Award: Best Question Dodging


I give Rahm Emanuel the award of the day: Politician Showing the Most Skill at Evading a Question.

Emanuel appeared on Face the Nation this morning. Bob Schieffer's first question out of the gate was whether or not Obama would sign the Omnibus bill that came out of Congress this week - the one with almost 9,000 earmarks. Schieffer said:

"The Senate is going to act on that bill this week, will send it to the president for his signature. It looks like most of those earmarks are going to stay in.

Is the president going to sign this bill?"

That's a pretty clear question, I think. Emanual never answered yes or no. He said that Obama has already passed two bills without earmarks. Then he spent a few minutes talking about why transparency is important, which, while true, did not answer the question of whether or not Obama would sign the bill.

Schieffer pressed the issue through a couple of more questions before finally pinning Rahm down to this:

"But it sounds to me like what you’re -- what he’s about to do, here, is say, well I don’t like this but I’m going to go ahead and sign it, but I’m going to warn you, don’t ever do it again. Is that what’s about to happen here?

EMANUEL: In not so many words, yes."

Schieffer then moved on to the issue of the budget and the tax cuts.

"SCHIEFFER: What the Republicans also say, it raises taxes on everybody. I think everybody expected that taxes on upper-income people were going to go up. Barack Obama said during the campaign that that’s what he planned to do. But Newt Gingrich and some of the other Republicans say when people find out that when you’re talking about these things you’re talking about on the energy front, it’s going to be a new tax on everybody that uses electricity, who drives a car, and there’s going to be tax increases in myriad other ways."

Emanuel talked around that question as well, basically calling this "scare tactics." But he did not deny that these policies would make things like energy costs much more expensive. Emanuel pointed out that taxes would not go up for two more years "when we are out of this recession." I'm not sure this recession arrived with an expiration date, but Emanuel seems to know when it will end. He went on to say

"So there will be these scare tactics of trying to talk about the fact that everybody is going to see increases. And the president couldn’t have been clearer Tuesday night that working, middle-class families will get a tax cut.

In addition to that, more and more will get assistance so they can go to college in a society and a time economically where you earn what you learn, we’re going to help more people go to college and have the most educated workforce."

But that tax cut, that $13 a week, is not what Schieffer asked. He asked about the energy cuts. And where does this "get assistance" thing come in? Schieffer didn't ask about college; is Rahm saying we'll HAVE to have assistance to send kids to college now because our other cost of living costs will be so high? What's the connection?
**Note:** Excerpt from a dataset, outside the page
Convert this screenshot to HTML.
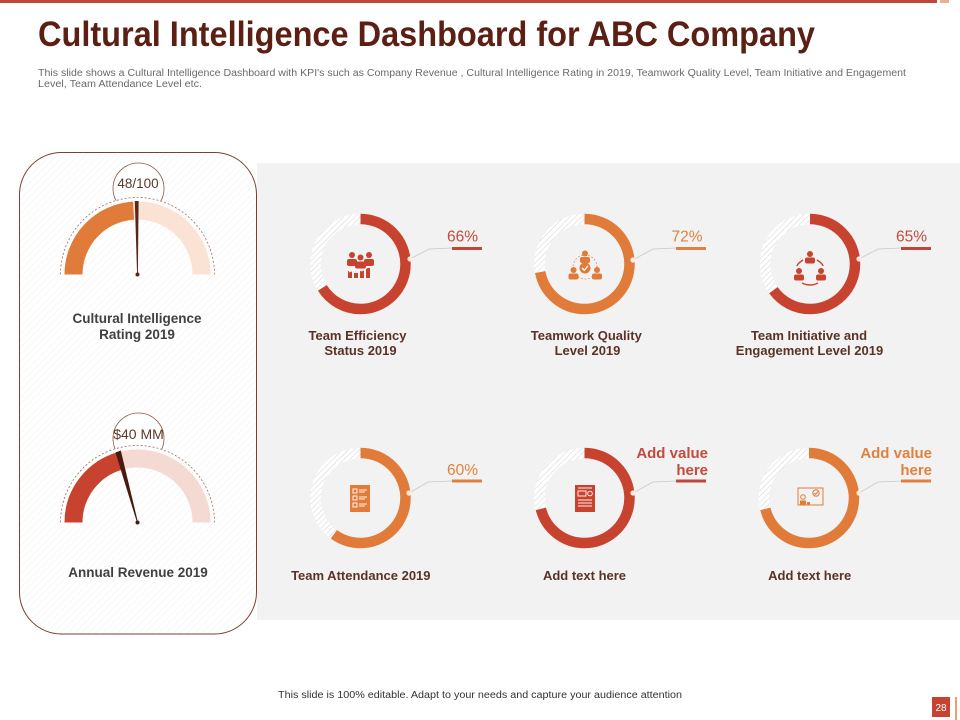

Schieffer then pressed the issue, abandoning the energy question and asking about the elimination of charitable contributions deduction. Rahm's response? Reagan did it.

Rahm Emanuel isn't doing anything different than any politician does - the double-speak, I mean. The evasive responses. They all do it.

I wish we had politicians that were honest and just answered the tough questions rather than dancing all around them. As voters and American citizens we should demand that!